Medium Fair Company - the start of community theatre on Dartmoor

The company began by touring shows to 30-35 village venues throughout East Devon and Teignbridge. Dissatisfied with the occasional nature of the contact with the villages which this afforded, and with the fact that in watching these touring shows the villagers were not being allowed to speak for themselves, Medium Fair decided to instigate a scheme they called Village Visit Weeks, whereby they chose a handful of villages and lived in them for a period, working with the local residents on material taken from research into local history which the company had undertaken. At this stage the tasks of Medium Fair were fourfold: a) to get to know the people and some of the village institutions; b) to put on their own production of Under Milkwood; c) to incite villagers to perform something (preferably, but not necessarily, relevant to the locale) on the Saturday evening that brought the week to a celebratory conclusion in the Village Hall; and d) to leave something more permanent in the village (e.g. a much needed bus shelter; a refurbished hall). The actors’ job was now to help the villagers to produce work as well as to present Medium Fair’s own shows. One of these Village Visit weeks took place in Ilsington, and resulted in a group of nine- to ten-year-old boys performing a scene based on the legend of the Ghost of Birchanger Cross:

The scene was set in the pub (just up the road from the village hall), where the local farm labourers (some still remembered by and related to people in the audience) were challenging each other to go out to face the ghost. The theatrical unreality was emphasised by the props, which consisted of lovingly made cardboard cut-out frothing pint-pots, and a carefully painted and suspended inn-sign (copied from the real one), and by the simple fact of young boys playing men.

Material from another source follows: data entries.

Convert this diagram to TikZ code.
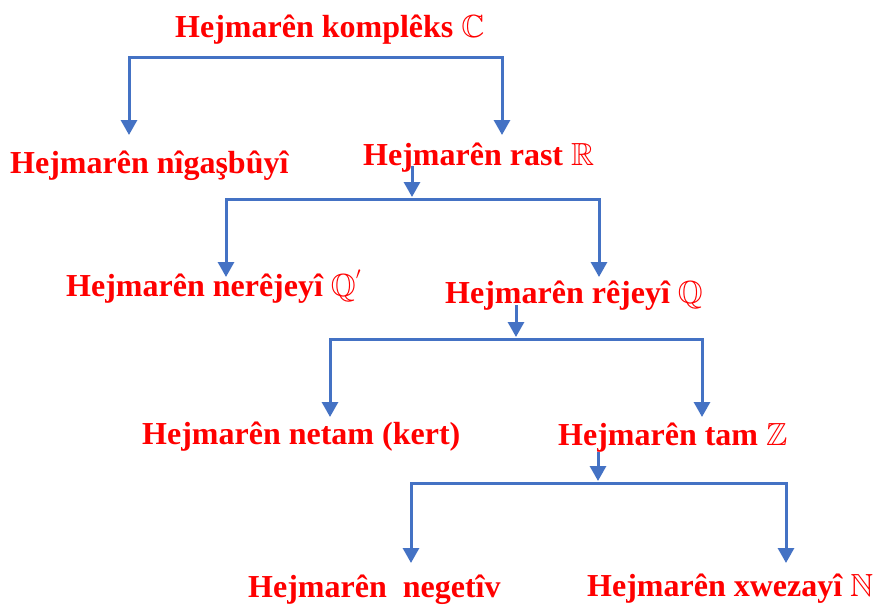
\documentclass[tikz,border=0pt]{standalone}
\usepackage{amssymb}
\usepackage{fontspec}
\setmainfont{Liberation Serif}
\usetikzlibrary{arrows.meta}
\definecolor{linkblue}{HTML}{4472C4}
\definecolor{labelred}{HTML}{FF0000}
\tikzset{
  label/.style={anchor=base west, inner sep=0pt, text=labelred,
    font=\fontsize{32}{38}\selectfont\bfseries},
  link/.style={draw=linkblue, line width=3pt, line cap=rect},
  arrowlink/.style={draw=linkblue, line width=3pt,
    -{Triangle[width=16pt,length=15pt]}},
}
\begin{document}
\begin{tikzpicture}[x=1pt,y=-1pt]
  \useasboundingbox (0,0) rectangle (873,605);

  % number sets
  \node[label] (complex)  at (175,37)  {Hejmarên komplêks $\mathbb{C}$};
  \node[label] (imag)     at (10,173)  {Hejmarên nîgaşbûyî};
  \node[label] (real)     at (363,165) {Hejmarên rast $\mathbb{R}$};
  \node[label] (irr)      at (66,296)  {Hejmarên nerêjeyî $\mathbb{Q}^{'}$};
  \node[label] (rat)      at (445,303) {Hejmarên rêjeyî $\mathbb{Q}$};
  \node[label] (frac)     at (142,444) {Hejmarên netam (kert)};
  \node[label] (int)      at (558,445) {Hejmarên tam $\mathbb{Z}$};
  \node[label] (neg)      at (248,597) {Hejmarên~ negetîv};
  \node[label] (nat)      at (587,596) {Hejmarên xwezayî $\mathbb{N}$};

  % bracket corners and arrow ends
  \coordinate (c1L) at (129,57);  \coordinate (c1R) at (502,57);
  \coordinate (e1L) at (129,135); \coordinate (e1R) at (502,135);

  \coordinate (s2) at (412,166);  \coordinate (j2) at (412,197);
  \coordinate (c2L) at (226,199); \coordinate (c2R) at (599,199);
  \coordinate (e2L) at (226,277); \coordinate (e2R) at (599,277);

  \coordinate (s3) at (516,305);  \coordinate (j3) at (516,337);
  \coordinate (c3L) at (330,339); \coordinate (c3R) at (702,339);
  \coordinate (e3L) at (330,417); \coordinate (e3R) at (702,417);

  \coordinate (s4) at (598,452);  \coordinate (j4) at (598,481);
  \coordinate (c4L) at (411,483); \coordinate (c4R) at (786,483);
  \coordinate (e4L) at (411,563); \coordinate (e4R) at (786,563);

  % complex -> imaginary / real
  \draw[link] (c1L) -- (c1R);
  \draw[arrowlink] (c1L) -- (e1L);
  \draw[arrowlink] (c1R) -- (e1R);

  % real -> irrational / rational
  \draw[arrowlink] (s2) -- (j2);
  \draw[link] (c2L) -- (c2R);
  \draw[arrowlink] (c2L) -- (e2L);
  \draw[arrowlink] (c2R) -- (e2R);

  % rational -> fractions / integers
  \draw[arrowlink] (s3) -- (j3);
  \draw[link] (c3L) -- (c3R);
  \draw[arrowlink] (c3L) -- (e3L);
  \draw[arrowlink] (c3R) -- (e3R);

  % integers -> negative / natural
  \draw[arrowlink] (s4) -- (j4);
  \draw[link] (c4L) -- (c4R);
  \draw[arrowlink] (c4L) -- (e4L);
  \draw[arrowlink] (c4R) -- (e4R);
\end{tikzpicture}
\end{document}
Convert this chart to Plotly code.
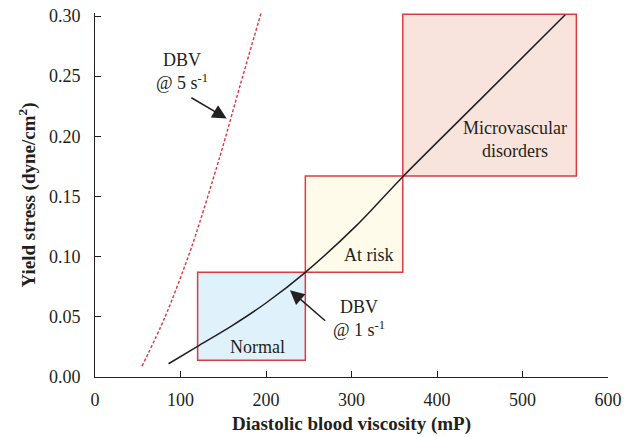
import plotly.graph_objects as go

# ---- data ----
dbv1_x = [86, 120, 160, 200, 246, 306, 360, 454, 550]
dbv1_y = [0.011, 0.0255, 0.0425, 0.0615, 0.087, 0.126, 0.1665, 0.233, 0.301]

dbv5_x = [55, 82, 113, 146, 170, 194]
dbv5_y = [0.009, 0.050, 0.108, 0.183, 0.243, 0.302]

zone_names = ["Normal", "At risk", "Microvascular<br>disorders"]
zone_x0 = [120, 246, 360]
zone_x1 = [246, 360, 563]
zone_y0 = [0.014, 0.087, 0.167]
zone_y1 = [0.087, 0.167, 0.3015]
zone_fill = ["#dff2fb", "#fffbea", "#f9e4dd"]
zone_label_x = [190, 320, 491]
zone_label_y = [0.025, 0.1017, 0.1976]

x_ticks = [0, 100, 200, 300, 400, 500, 600]
y_ticks = [0.00, 0.05, 0.10, 0.15, 0.20, 0.25, 0.30]

# annotation labels with arrows (text position, arrow tail, arrow tip)
arrow_text = ["DBV<br>@ 5 s<sup>-1</sup>", "DBV<br>@ 1 s<sup>-1</sup>"]
arrow_text_x = [102, 309]
arrow_text_y = [0.254, 0.0488]
arrow_tail_x = [111, 271]
arrow_tail_y = [0.2328, 0.0457]
arrow_tip_x = [154, 228]
arrow_tip_y = [0.2148, 0.0721]

TXT = "#231f20"
RED = "#dc3b41"
FONT = "Liberation Serif"

fig = go.Figure()

for i in range(len(zone_names)):
    fig.add_shape(type="rect", xref="x", yref="y",
                  x0=zone_x0[i], x1=zone_x1[i], y0=zone_y0[i], y1=zone_y1[i],
                  fillcolor=zone_fill[i], line=dict(color=RED, width=1.5),
                  layer="below")
    fig.add_annotation(x=zone_label_x[i], y=zone_label_y[i], text=zone_names[i],
                       showarrow=False, font=dict(family=FONT, size=18, color=TXT))

fig.add_trace(go.Scatter(x=dbv5_x, y=dbv5_y, mode="lines",
                         line=dict(color="#e0343c", width=1.4, dash="3px,2px",
                                   shape="spline", smoothing=0.8),
                         showlegend=False, hoverinfo="skip"))
fig.add_trace(go.Scatter(x=dbv1_x, y=dbv1_y, mode="lines",
                         line=dict(color=TXT, width=1.5, shape="spline", smoothing=0.8),
                         showlegend=False, hoverinfo="skip"))

for i in range(len(arrow_text)):
    fig.add_annotation(x=arrow_text_x[i], y=arrow_text_y[i], text=arrow_text[i],
                       showarrow=False, font=dict(family=FONT, size=18, color=TXT))
    fig.add_annotation(x=arrow_tip_x[i], y=arrow_tip_y[i], ax=arrow_tail_x[i], ay=arrow_tail_y[i],
                       axref="x", ayref="y", xref="x", yref="y", text="",
                       showarrow=True, arrowhead=2, arrowsize=1.9, arrowwidth=1.5,
                       arrowcolor=TXT)

fig.update_layout(
    width=625, height=437,
    margin=dict(l=95, r=17, t=13, b=60, autoexpand=False),
    paper_bgcolor="white", plot_bgcolor="white",
    font=dict(family=FONT, size=18, color=TXT),
    showlegend=False,
)
fig.update_xaxes(range=[0, 600], tickvals=x_ticks, ticks="inside", ticklen=6,
                 tickcolor=TXT, showline=True, linecolor=TXT, linewidth=1,
                 showgrid=False, zeroline=False, ticklabelstandoff=6, automargin=False,
                 tickfont=dict(family=FONT, size=18, color=TXT),
                 title=dict(text="<b>Diastolic blood viscosity (mP)</b>",
                            font=dict(family=FONT, size=19, color=TXT), standoff=8))
fig.update_yaxes(range=[0, 0.3025], tickvals=y_ticks, tickformat=".2f", ticks="inside",
                 ticklen=6, tickcolor=TXT, showline=True, linecolor=TXT, linewidth=1,
                 showgrid=False, zeroline=False, ticklabelstandoff=10, automargin=False,
                 tickfont=dict(family=FONT, size=18, color=TXT),
                 title=dict(text="<b>Yield stress (dyne/cm<sup>2</sup>)</b>",
                            font=dict(family=FONT, size=19, color=TXT), standoff=8))

fig.write_html("out.html", config={"displayModeBar": False},
               post_script="document.body.style.margin='0px';document.body.style.overflow='hidden';")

The acting had the usual gauche charm that many children naturally produce in performance, but it was also palpably informed by a quality which in professional actors would be called belief or authenticity, but in this setting might be more appropriately termed community. On reflection there is nothing particularly startling about this – underlying all the changes in rural life over the past hundred years or so there is still, as many villagers will affirm, an abiding consciousness of living close to rural rhythms, of a life governed by concerns transcending the agricultural revolution brought about by telephone and tractor. This consciousness is, of course, slowly dying – but apparently enough of it survives to have allowed these small boys to transfix their audience with something approaching a truth about their lives (Kershaw, 1978).